Council trims budget after public outcry

The Minot City Council lightened the proposed city tax burden on residents by 7 percent with revisions to the 2014 preliminary budget Monday.

The owner of a $200,000 home would pay about $49 less than originally proposed in the $190 million preliminary budget. The preliminary budget called for a $784 tax on a $200,000 home, up about $28 from the 2013 budget.

The $190 million budget was up 7 percent from 2013 and did not include another $4.1 million in an alternate budget for equipment and 37 additional employees.

Total spending under the revised preliminary budget remained to be calculated, but the council achieved its main goal to reduce taxes. The revisions came following an hour and 20 minutes of input from often angry taxpayers who insisted that taxes already are too high.

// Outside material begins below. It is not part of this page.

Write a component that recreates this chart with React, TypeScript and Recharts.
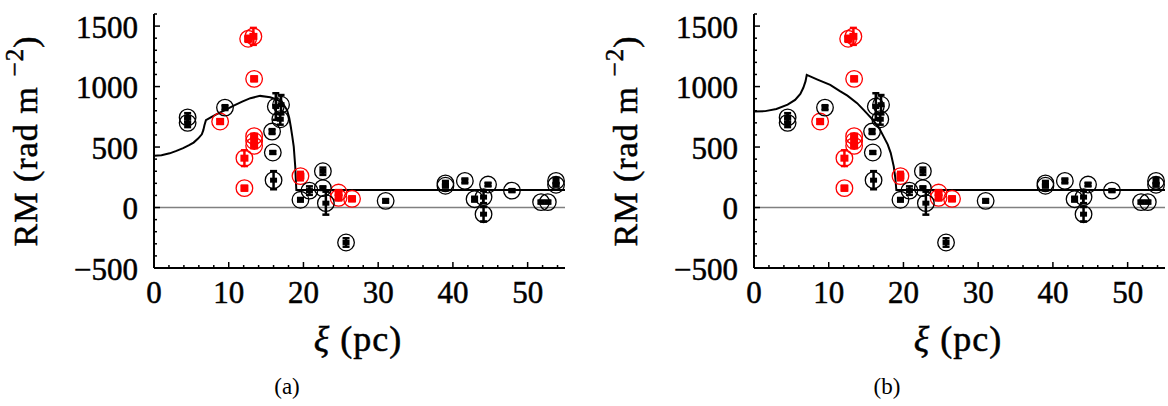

Residents filled the council chambers and spilled out into the hall to share their dissatisfaction with tax levels.

State Rep. Scott Louser, R-Minot, said as a Realtor, this is the first year that he has encountered homebuyers who reference property taxes as the primary reason for not making a purchase. He said the Legislature will be discussing massive property-tax reform and not just more property-tax relief measures if political subdivisions continue to consume all the relief.

“From my experience during committee hearings, conference committees, floor debates, caucus meetings and general discussion with leadership and colleagues, morning, noon and night, never was it the intent to provide property-tax subsidies to the local property’s political subdivision. It was always an intent to provide relief to the taxpayer,” he said.

Several residents spoke about huge increases in their property valuations and the financial struggles that seniors and flood victims are facing. Some mentioned that their personal budgets are stretched so thin that a tax increase would force them from their homes.

“I don’t have anything else to pull from. We are tapped out,” one taxpayer said.

“The increase in our property taxes has been astounding and it has hurt my family,” said another resident, who added her pay as a school teacher isn’t keeping up. “The property tax increase on my home has washed out any benefit I would have gained from that pay increase.”

Upset taxpayers spoke of concern that taxes are driving young people from the community. They suggested rather than taxing residents in general, the city levy more taxes or fees on people benefiting from oil income to compensate for the impact they are causing. They also suggested the city phase more of its infrastructure projects to ease the tax burden. Some residents were critical of city actions such as asphalting around lift stations and tearing up the same portion of 16th Street twice this summer, suggesting a need for smarter spending and better planning. The crowd, however, supported keeping raises for the city’s emergency personnel.

About 30 people spoke during the public hearing.

Afterward, council president Jim Hatlelid recommended changes that would leave the 2014 budget about 10 mills lower than the amount budgeted for 2013.

The council adopted Hatlelid’s recommendation to add the equivalent of 10 full-time employees. The positions include an administrative clerk, a property appraiser and additional personnel in finance, water and sewer and landfill departments.

The council approved Hatlelid recommendation to eliminate improvements to the Sertoma parking lot and budgeting for an addition to the public works building and water and sewer maintenance building over two years. The savings would go to the street improvements budget.

The council added 2.74 mills to cover the amortization of the pension plan as the city closes the plan to new employees, who will have the alternative of a defined contribution plan.

The council reduced budgeted amounts for cemetery road improvements completed early and downtown street lighting to be covered by a federal grant.

Hatlelid also suggested saving money by dividing the employee pay raises to give half the raise in January and the other half in July. The average annual pay raise is about 6 percent. However, that suggestion met with opposition from council members concerned about high employee turnover.

“Part of our job is to maintain the staff we have to provide the services, especially the safety-related services,” council member Dave Lehner said.

Council member Amy Moen said city staff need to be more accountable with budget requests.

“Yes, salaries are going to get hit because we haven’t been presented with something that’s fair to us to really review,” she said, noting that constituents are asking for better internal budgeting. “We have got to do what these people are asking us. We are representing our constituents, not the city staff. They made it very clear that they are done with this. And I am done with this.”

The council voted 7-5 to implement the full pay raises on Jan. 1. Voting for the motion were Lehner, Bob Miller, Lisa Olson, Tom Seymour, George Withus, Kevin Connole and Larry Frey. Opposed were Moen, Dean Frantsvog, Mark Jantzer, Scott Knudsvig and Hatlelid. Council members Blake Krabseth and Milt Miller were absent.

The council voted 12-0 to approve the budget on first reading.